What had changed? Not The Nadas. Not the road. Me. I had, if only just a little bit.
I’ve dreampt of the cover of Rolling Stone since I was eight-years-old. I’ve been in bands since I was sixteen. I’ve been releasing records since I was nineteen. I’m thirty-four now. That’s a long time, a lot of dreams, and a lot of pavement beneath the tires.
By the time I met Jason at the Sundance Film Festival last winter, I was pretty close to throwing in the towel. Though I have what I consider to be numerous creative successes, I’ve never broken through. I appreciate every email from Berlin to Sydney and beyond. But the process was approaching diminishing returns. Until this year, I’ve spent most of my vacations on tour. I’ve spent every season writing, recording, and releasing a new CD, each one invested with all the hopes, dreams, and fantasies of all that had come before. But somehow, it has never been enough. Their were too few sales, too few people in the audience, too little press. I was a tiny tree falling in a huge, empty forest.

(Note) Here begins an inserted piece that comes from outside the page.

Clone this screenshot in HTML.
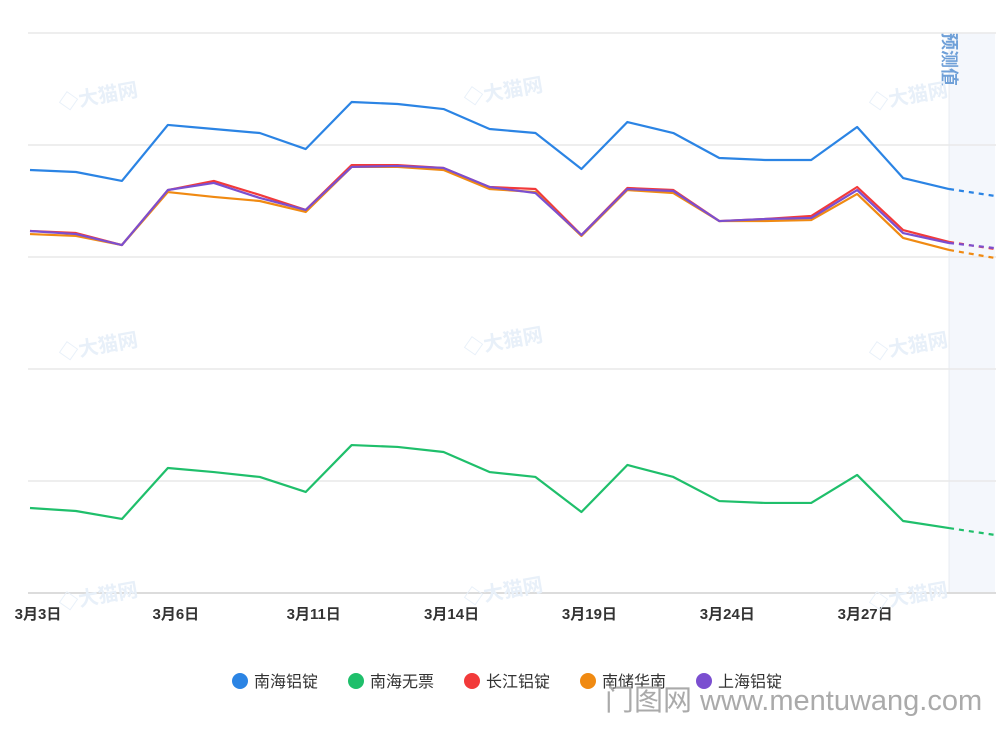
<!DOCTYPE html>
<html><head><meta charset="utf-8"><style>
body{margin:0;background:#fff;width:1000px;height:725px;overflow:hidden;font-family:"Liberation Sans","Noto Sans CJK SC",sans-serif}
</style></head><body>
<svg id="chart" width="1000" height="725" xmlns="http://www.w3.org/2000/svg" font-family="Liberation Sans, Noto Sans CJK SC, sans-serif"></svg>
<script>
const categories=["3月3日","3月4日","3月5日","3月6日","3月7日","3月10日","3月11日","3月12日","3月13日","3月14日","3月17日","3月18日","3月19日","3月20日","3月21日","3月24日","3月25日","3月26日","3月27日","3月28日","3月31日","预测"];
const seriesNames=["南海铝锭","南海无票","长江铝锭","南储华南","上海铝锭"];
const seriesColors=["#2b84e4","#1fbf6b","#f23a3a","#f08a12","#7b4fd0"];
const nanhai=[377.7,375.9,367.9,417.9,414.3,410.7,396.4,438.4,436.6,432.1,414.3,410.7,378.6,420.5,410.7,388.4,386.6,386.6,416.1,370.5,360.7,354.5];
const nanhaiWupiao=[75.9,73.2,66.1,111.6,108,103.6,90.2,132.1,130.4,125.9,108,103.6,72.3,114.3,103.6,82.1,80.4,80.4,105.4,64.3,58,51.8];
const changjiang=[323.2,321.4,310.7,359.8,367.9,355.4,342.0,382.1,382.1,379.5,362.5,360.7,319.6,361.6,359.8,332.1,333.9,336.6,362.5,324.1,313.4,307.1];
const nanchu=[320.5,318.8,310.7,358.0,353.6,350.0,340.2,380.4,380.4,377.7,360.7,358.0,318.8,359.8,357.1,332.1,332.1,333.0,356.3,317.0,306.3,299.1];
const shanghai=[323.2,320.5,310.7,359.8,366.1,352.7,342.0,380.4,381.3,379.5,362.5,357.1,319.6,360.7,358.9,332.1,333.9,334.8,359.8,321.4,312.5,308.0];
const yTicks=[0,100,200,300,400,500];
const series=[nanhai,nanhaiWupiao,changjiang,nanchu,shanghai];
const NS="http://www.w3.org/2000/svg";
const svg=document.getElementById('chart');
const x0=30,x1=995,yb=593,yt=33;
const xs=i=>x0+i*(x1-x0)/(categories.length-1);
const ys=v=>yb-(v-0)/(500-0)*(yb-yt);
function mk(t,a,p){const e=document.createElementNS(NS,t);for(const k in a)e.setAttribute(k,a[k]);(p||svg).appendChild(e);return e;}
const band=mk('rect',{x:xs(categories.length-2),y:yt,width:x1-xs(categories.length-2),height:yb-yt,fill:'#f4f7fc'});


const bl=mk('line',{x1:xs(categories.length-2),x2:xs(categories.length-2),y1:yt,y2:yb,stroke:'#e8ecf2'});


const ft=mk('text',{x:0,y:0,transform:`translate(${xs(categories.length-2)-6},32) rotate(90)`,fill:'#6fa0d8','font-size':18,'font-weight':'bold'});
ft.textContent='预测值';


yTicks.forEach(t=>{const g=mk('line',{x1:28,x2:996,y1:ys(t),y2:ys(t),stroke:t===0?'#dcdcdc':'#e9e9e9','stroke-width':t===0?2:1.5});

});
categories.forEach((c,i)=>{if(i%3!==0||i>=categories.length-1)return;const t=mk('text',{x:xs(i)+8,y:619,'text-anchor':'middle','font-size':15,fill:'#333','font-weight':'bold'});t.textContent=c;

});
[[60,110],[465,105],[870,110],[60,360],[465,355],[870,360],[60,610],[465,605],[870,610]].forEach(p=>{const w=mk('text',{x:p[0],y:p[1],'font-size':20,'font-weight':'bold',fill:'#e8f0f9',transform:`rotate(-10 ${p[0]} ${p[1]})`});w.textContent='◇大猫网';

});
series.forEach((s,k)=>{const n=s.length;let d='';for(let i=0;i<n-1;i++)d+=(i?'L':'M')+xs(i)+','+ys(s[i]);
const p=mk('path',{d:d,fill:'none',stroke:seriesColors[k],'stroke-width':2.2,'stroke-linejoin':'round'});


const f=mk('path',{d:'M'+xs(n-2)+','+ys(s[n-2])+'L'+xs(n-1)+','+ys(s[n-1]),fill:'none',stroke:seriesColors[k],'stroke-width':2.2,'stroke-dasharray':'5,5'});

});
seriesNames.forEach((nm,k)=>{const cx=240+k*116;const c=mk('circle',{cx:cx,cy:681,r:8,fill:seriesColors[k]});


const t=mk('text',{x:cx+14,y:687,'font-size':16,fill:'#333'});t.textContent=nm;

});
const wm=mk('text',{x:605,y:710,'font-size':29,fill:'#aaa'});wm.textContent='门图网 www.mentuwang.com';


</script>
</body></html>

Jason seemed to feel similarly. They’d come awfully close to breaking through plenty of times, most recently with a profile in a major national magazine just days before September 11, 2001. But they hadn’t. And he was tired, and frustrated, but hopeful. Eventually, he invited me along for the ride, and injected a fair amount of hope back into me as well. At the end of the road, though — sick, exhausted, crestfallen — I couldn’t sustain it. I couldn’t spend any more vacations on the road. I needed a real vacation, one with a beach, and a beer, and a woman I love (hence Honduras in February, and Bonaire in July).
Fast forward to last week. My father says, “What’s up with The Nadas? You don’t write about them so much anymore.” So I IM Jason. Not like we never talk (I like to email them whenever one of their songs hits my iPod at an auspicious moment), but to catch up.

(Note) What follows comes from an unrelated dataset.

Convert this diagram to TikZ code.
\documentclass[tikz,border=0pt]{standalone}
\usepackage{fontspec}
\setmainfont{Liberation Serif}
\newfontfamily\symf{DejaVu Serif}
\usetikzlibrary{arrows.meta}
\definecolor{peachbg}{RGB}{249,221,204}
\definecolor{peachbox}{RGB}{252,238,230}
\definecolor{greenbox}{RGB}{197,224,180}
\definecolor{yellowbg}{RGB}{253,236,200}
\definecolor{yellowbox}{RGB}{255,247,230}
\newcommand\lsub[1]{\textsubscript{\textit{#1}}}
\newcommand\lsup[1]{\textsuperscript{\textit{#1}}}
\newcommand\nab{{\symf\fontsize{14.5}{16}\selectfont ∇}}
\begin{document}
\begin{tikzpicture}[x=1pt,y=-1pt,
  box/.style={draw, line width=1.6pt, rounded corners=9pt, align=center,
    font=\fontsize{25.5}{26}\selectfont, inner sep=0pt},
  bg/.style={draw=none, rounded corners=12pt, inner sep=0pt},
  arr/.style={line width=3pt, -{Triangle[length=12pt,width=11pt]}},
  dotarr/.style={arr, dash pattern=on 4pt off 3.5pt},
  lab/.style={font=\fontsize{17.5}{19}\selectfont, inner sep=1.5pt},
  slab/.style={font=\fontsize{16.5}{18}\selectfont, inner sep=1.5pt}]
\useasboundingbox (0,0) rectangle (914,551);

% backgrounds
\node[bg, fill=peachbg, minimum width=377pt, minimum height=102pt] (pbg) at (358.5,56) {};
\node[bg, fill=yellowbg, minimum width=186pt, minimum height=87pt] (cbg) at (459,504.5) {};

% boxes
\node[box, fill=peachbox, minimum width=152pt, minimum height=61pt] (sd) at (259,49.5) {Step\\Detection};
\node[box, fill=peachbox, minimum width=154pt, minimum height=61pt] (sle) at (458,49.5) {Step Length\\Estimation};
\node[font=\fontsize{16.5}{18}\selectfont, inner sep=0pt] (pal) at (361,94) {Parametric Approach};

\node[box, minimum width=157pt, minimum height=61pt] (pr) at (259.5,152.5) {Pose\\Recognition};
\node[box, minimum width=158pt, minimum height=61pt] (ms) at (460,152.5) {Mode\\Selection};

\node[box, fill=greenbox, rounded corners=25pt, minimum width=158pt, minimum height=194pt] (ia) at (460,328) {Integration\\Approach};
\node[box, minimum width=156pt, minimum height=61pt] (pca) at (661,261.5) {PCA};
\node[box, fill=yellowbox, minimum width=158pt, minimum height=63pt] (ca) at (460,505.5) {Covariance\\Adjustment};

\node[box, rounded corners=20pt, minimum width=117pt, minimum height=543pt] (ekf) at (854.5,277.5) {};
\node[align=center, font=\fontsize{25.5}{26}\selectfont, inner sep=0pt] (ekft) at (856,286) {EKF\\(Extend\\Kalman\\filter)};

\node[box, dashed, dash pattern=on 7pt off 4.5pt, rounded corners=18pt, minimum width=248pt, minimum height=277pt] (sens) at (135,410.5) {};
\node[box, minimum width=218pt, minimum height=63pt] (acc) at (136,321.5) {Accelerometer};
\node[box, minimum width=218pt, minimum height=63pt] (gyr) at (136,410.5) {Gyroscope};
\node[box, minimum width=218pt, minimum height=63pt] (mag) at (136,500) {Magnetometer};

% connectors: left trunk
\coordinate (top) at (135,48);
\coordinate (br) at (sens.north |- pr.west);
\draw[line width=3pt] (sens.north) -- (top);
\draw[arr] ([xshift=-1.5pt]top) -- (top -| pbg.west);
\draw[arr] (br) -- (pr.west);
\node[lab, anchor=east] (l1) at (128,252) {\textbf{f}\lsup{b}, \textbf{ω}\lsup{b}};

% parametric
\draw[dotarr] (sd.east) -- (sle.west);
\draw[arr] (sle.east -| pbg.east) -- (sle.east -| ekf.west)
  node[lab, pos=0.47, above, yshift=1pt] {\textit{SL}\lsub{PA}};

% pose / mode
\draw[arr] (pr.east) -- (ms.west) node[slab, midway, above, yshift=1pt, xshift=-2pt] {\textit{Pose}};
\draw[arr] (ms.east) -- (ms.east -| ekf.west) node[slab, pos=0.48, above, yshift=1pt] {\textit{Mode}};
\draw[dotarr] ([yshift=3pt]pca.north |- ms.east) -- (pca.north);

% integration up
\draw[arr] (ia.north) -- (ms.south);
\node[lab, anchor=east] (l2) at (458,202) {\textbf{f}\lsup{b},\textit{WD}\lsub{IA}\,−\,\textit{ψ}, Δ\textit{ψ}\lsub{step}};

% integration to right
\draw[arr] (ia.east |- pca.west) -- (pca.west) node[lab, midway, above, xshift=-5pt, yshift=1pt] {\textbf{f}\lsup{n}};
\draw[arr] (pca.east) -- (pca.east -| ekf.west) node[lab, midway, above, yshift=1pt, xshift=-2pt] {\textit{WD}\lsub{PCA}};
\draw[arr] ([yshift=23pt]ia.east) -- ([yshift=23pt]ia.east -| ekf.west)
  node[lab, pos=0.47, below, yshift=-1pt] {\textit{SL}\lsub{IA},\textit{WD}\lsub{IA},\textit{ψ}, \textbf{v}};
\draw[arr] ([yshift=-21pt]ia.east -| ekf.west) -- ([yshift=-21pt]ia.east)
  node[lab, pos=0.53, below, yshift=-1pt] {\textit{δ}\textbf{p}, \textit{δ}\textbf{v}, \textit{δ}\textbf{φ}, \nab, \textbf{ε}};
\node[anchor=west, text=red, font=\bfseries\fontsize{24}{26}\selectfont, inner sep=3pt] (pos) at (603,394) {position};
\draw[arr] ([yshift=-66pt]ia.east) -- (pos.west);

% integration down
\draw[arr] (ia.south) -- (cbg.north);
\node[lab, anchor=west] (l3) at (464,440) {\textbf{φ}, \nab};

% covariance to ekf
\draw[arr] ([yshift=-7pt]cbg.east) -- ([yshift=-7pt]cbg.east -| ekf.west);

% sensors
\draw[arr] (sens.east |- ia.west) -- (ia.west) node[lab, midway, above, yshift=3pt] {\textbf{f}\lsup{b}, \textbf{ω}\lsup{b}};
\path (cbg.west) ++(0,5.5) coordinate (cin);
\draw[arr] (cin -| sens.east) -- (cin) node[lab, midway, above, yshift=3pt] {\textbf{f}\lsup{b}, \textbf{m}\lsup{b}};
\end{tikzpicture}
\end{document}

The Nadas are still at it, busy as ever. They spent the winter pushing “Listen Through The Static” to radio, with some success (#36 on XM Cross-Country, #32 on the Roots Music Report). They opened for Bon Jovi in Des Moines. Bassist Jon Locker (who produced “Heartland”) produced The Josh Davis Band’s excellent debut, “The White Whale” (best album cover ever). They added Bob Hillman to the Authentic Records roster. Drummer Justin Klein bought a motorcycle. Mike Butterworth shaved his blond locks, and continues to perform solo shows. And the band got a full summer of dates, including their usual tenure at the Iowa State Fair.
The bad news is, the bus died as the band headed home from its New Year’s gig. The engine finally gave up the ghost two-hundred miles east of Denver. (Somewhere in Kansas last summer, Jason told me that the bus had over a million miles on it, but that it was on it’s third engine. This particular engine had logged over 300,000 miles.) The band has returned to its Econoline van, but hopes to raise the $25k necessary to get Meat Loaf’s old bus (“That’s right, Meat Load, motherf*****”) back on the road (you can pitch in here).
As for me, well, I wasn’t sure I was gonna play any more shows. I’m grateful for every single person that makes it out when I do perform, but it’s a little heartbreaking to rehearse, sweat, and hype a show that is scarcely attended. But I’m back on the horse, at least for a minute. Tony, Ryan and I are performing at Alphabet Lounge next weekend (Saturday May 20th at 9:30). I’m looking forward to it. Audience size notwithstanding, I do love to make music with my friends.
So, Dad, The Nadas are well. And so am I. The road goes on forever. And whether we have a map or not, we’re gonna keep on keepin’ on.